┌──

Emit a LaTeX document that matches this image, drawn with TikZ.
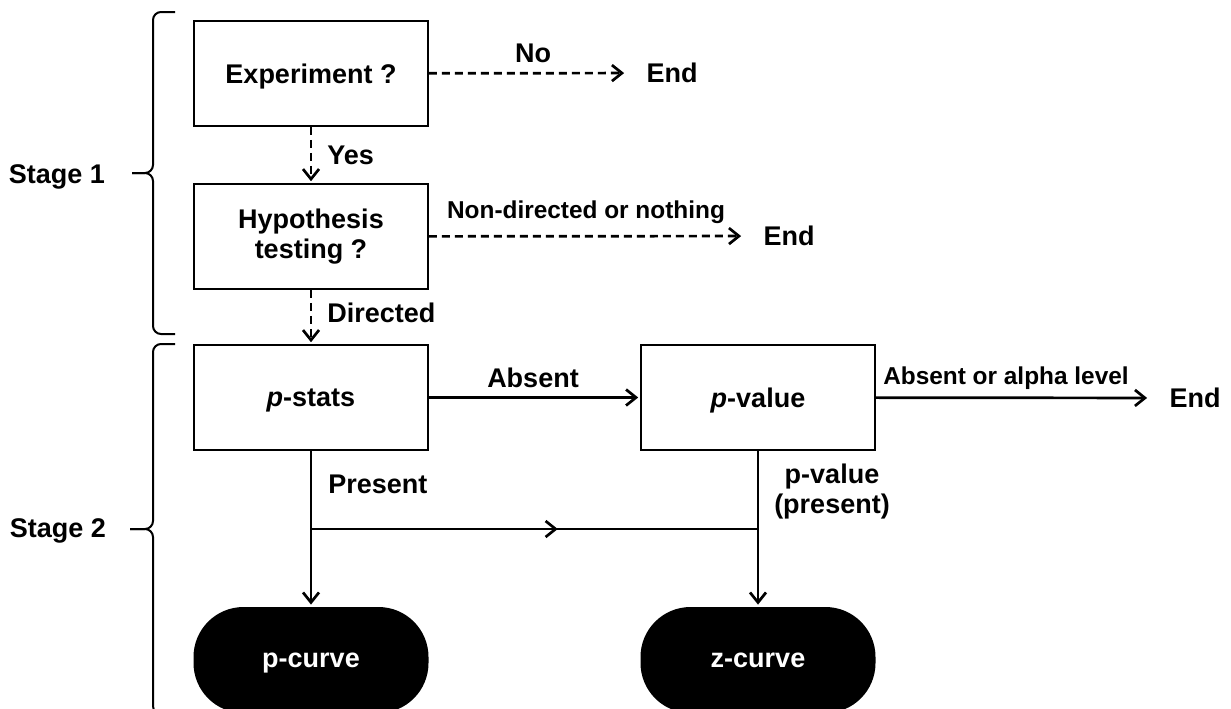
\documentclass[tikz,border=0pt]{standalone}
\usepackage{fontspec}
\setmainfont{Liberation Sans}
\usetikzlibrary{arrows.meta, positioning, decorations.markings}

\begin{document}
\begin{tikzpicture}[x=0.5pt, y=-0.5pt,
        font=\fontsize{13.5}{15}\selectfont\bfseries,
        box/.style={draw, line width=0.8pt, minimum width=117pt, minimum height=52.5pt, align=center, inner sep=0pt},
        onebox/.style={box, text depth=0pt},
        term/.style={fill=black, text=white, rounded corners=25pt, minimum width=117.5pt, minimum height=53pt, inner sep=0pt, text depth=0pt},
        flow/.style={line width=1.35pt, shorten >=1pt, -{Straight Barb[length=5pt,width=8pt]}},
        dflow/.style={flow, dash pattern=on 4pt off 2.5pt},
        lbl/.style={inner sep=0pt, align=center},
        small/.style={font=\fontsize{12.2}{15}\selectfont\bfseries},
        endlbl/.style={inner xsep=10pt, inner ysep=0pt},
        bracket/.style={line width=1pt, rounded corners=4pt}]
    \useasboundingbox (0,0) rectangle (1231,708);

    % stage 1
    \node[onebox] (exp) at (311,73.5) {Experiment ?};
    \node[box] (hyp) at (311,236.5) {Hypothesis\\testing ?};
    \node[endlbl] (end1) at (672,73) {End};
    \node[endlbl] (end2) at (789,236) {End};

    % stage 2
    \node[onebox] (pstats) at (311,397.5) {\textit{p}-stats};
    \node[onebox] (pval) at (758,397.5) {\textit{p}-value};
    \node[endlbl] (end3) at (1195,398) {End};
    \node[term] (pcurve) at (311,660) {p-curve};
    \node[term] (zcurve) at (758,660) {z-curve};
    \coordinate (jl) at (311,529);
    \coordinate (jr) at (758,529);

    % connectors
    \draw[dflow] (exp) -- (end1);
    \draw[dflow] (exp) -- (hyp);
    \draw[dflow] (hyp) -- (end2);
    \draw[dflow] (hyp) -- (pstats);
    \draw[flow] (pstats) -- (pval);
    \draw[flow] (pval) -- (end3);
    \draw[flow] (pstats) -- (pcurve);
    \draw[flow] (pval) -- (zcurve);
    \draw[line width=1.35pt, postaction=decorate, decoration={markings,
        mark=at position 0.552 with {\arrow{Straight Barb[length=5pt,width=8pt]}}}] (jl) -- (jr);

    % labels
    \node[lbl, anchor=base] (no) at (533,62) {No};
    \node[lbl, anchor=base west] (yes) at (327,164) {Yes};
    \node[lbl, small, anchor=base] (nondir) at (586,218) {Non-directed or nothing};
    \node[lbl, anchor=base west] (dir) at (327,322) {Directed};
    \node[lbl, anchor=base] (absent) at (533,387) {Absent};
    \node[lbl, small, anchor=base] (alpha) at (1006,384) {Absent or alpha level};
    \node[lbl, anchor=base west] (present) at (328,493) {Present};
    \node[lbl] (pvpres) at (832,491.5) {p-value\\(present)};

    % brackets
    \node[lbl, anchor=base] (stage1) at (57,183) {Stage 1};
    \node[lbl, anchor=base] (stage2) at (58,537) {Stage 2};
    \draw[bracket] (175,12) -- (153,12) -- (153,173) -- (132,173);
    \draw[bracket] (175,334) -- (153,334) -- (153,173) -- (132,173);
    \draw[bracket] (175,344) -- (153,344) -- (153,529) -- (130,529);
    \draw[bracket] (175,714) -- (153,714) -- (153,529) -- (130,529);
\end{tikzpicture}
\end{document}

└──

## [SHORT TASK]
Write out the full listing verbatim, excluding its pictures.

## [EXERCISE SOLUTION]
Emit a LaTeX document that matches this image, drawn with TikZ.
\documentclass[tikz,border=0pt]{standalone}
\usepackage{fontspec}
\setmainfont{Liberation Sans}
\usetikzlibrary{arrows.meta, positioning, decorations.markings}

\begin{document}
\begin{tikzpicture}[x=0.5pt, y=-0.5pt,
        font=\fontsize{13.5}{15}\selectfont\bfseries,
        box/.style={draw, line width=0.8pt, minimum width=117pt, minimum height=52.5pt, align=center, inner sep=0pt},
        onebox/.style={box, text depth=0pt},
        term/.style={fill=black, text=white, rounded corners=25pt, minimum width=117.5pt, minimum height=53pt, inner sep=0pt, text depth=0pt},
        flow/.style={line width=1.35pt, shorten >=1pt, -{Straight Barb[length=5pt,width=8pt]}},
        dflow/.style={flow, dash pattern=on 4pt off 2.5pt},
        lbl/.style={inner sep=0pt, align=center},
        small/.style={font=\fontsize{12.2}{15}\selectfont\bfseries},
        endlbl/.style={inner xsep=10pt, inner ysep=0pt},
        bracket/.style={line width=1pt, rounded corners=4pt}]
    \useasboundingbox (0,0) rectangle (1231,708);

    % stage 1
    \node[onebox] (exp) at (311,73.5) {Experiment ?};
    \node[box] (hyp) at (311,236.5) {Hypothesis\\testing ?};
    \node[endlbl] (end1) at (672,73) {End};
    \node[endlbl] (end2) at (789,236) {End};

    % stage 2
    \node[onebox] (pstats) at (311,397.5) {\textit{p}-stats};
    \node[onebox] (pval) at (758,397.5) {\textit{p}-value};
    \node[endlbl] (end3) at (1195,398) {End};
    \node[term] (pcurve) at (311,660) {p-curve};
    \node[term] (zcurve) at (758,660) {z-curve};
    \coordinate (jl) at (311,529);
    \coordinate (jr) at (758,529);

    % connectors
    \draw[dflow] (exp) -- (end1);
    \draw[dflow] (exp) -- (hyp);
    \draw[dflow] (hyp) -- (end2);
    \draw[dflow] (hyp) -- (pstats);
    \draw[flow] (pstats) -- (pval);
    \draw[flow] (pval) -- (end3);
    \draw[flow] (pstats) -- (pcurve);
    \draw[flow] (pval) -- (zcurve);
    \draw[line width=1.35pt, postaction=decorate, decoration={markings,
        mark=at position 0.552 with {\arrow{Straight Barb[length=5pt,width=8pt]}}}] (jl) -- (jr);

    % labels
    \node[lbl, anchor=base] (no) at (533,62) {No};
    \node[lbl, anchor=base west] (yes) at (327,164) {Yes};
    \node[lbl, small, anchor=base] (nondir) at (586,218) {Non-directed or nothing};
    \node[lbl, anchor=base west] (dir) at (327,322) {Directed};
    \node[lbl, anchor=base] (absent) at (533,387) {Absent};
    \node[lbl, small, anchor=base] (alpha) at (1006,384) {Absent or alpha level};
    \node[lbl, anchor=base west] (present) at (328,493) {Present};
    \node[lbl] (pvpres) at (832,491.5) {p-value\\(present)};

    % brackets
    \node[lbl, anchor=base] (stage1) at (57,183) {Stage 1};
    \node[lbl, anchor=base] (stage2) at (58,537) {Stage 2};
    \draw[bracket] (175,12) -- (153,12) -- (153,173) -- (132,173);
    \draw[bracket] (175,334) -- (153,334) -- (153,173) -- (132,173);
    \draw[bracket] (175,344) -- (153,344) -- (153,529) -- (130,529);
    \draw[bracket] (175,714) -- (153,714) -- (153,529) -- (130,529);
\end{tikzpicture}
\end{document}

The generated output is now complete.